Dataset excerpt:
◆ ◆ ◆ ◆ ◆

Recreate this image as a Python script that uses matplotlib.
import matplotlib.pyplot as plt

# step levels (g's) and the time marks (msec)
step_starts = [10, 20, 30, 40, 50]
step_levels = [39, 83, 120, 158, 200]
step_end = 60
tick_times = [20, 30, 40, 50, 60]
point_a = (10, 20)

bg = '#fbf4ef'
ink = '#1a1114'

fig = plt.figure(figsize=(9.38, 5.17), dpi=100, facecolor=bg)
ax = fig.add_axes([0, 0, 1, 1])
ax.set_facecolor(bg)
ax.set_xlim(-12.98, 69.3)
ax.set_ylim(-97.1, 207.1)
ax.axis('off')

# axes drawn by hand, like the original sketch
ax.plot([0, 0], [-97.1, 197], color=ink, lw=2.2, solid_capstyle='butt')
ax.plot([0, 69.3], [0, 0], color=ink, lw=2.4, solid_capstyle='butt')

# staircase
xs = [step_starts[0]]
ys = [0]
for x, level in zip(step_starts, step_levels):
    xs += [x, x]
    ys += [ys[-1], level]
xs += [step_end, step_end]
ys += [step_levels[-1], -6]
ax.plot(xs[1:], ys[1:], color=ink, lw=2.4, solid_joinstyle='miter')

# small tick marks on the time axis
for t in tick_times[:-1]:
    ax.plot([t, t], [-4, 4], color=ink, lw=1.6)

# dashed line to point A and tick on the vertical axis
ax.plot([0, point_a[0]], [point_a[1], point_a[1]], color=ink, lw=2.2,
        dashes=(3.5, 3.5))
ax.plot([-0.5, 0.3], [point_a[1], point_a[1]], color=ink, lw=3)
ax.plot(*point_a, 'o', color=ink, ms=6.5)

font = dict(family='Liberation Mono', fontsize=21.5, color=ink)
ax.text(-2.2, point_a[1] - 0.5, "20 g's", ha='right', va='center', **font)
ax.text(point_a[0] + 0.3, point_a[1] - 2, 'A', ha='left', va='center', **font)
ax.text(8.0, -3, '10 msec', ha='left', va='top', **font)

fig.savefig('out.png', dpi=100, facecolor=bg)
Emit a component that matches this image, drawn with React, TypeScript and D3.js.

◆ ◆ ◆ ◆ ◆

Exercise brief. Only the lines from the first line of the material above through the line that contains "ax.axis('off')" should be quoted, each one exactly.

Complete response.
Recreate this image as a Python script that uses matplotlib.
import matplotlib.pyplot as plt

# step levels (g's) and the time marks (msec)
step_starts = [10, 20, 30, 40, 50]
step_levels = [39, 83, 120, 158, 200]
step_end = 60
tick_times = [20, 30, 40, 50, 60]
point_a = (10, 20)

bg = '#fbf4ef'
ink = '#1a1114'

fig = plt.figure(figsize=(9.38, 5.17), dpi=100, facecolor=bg)
ax = fig.add_axes([0, 0, 1, 1])
ax.set_facecolor(bg)
ax.set_xlim(-12.98, 69.3)
ax.set_ylim(-97.1, 207.1)
ax.axis('off')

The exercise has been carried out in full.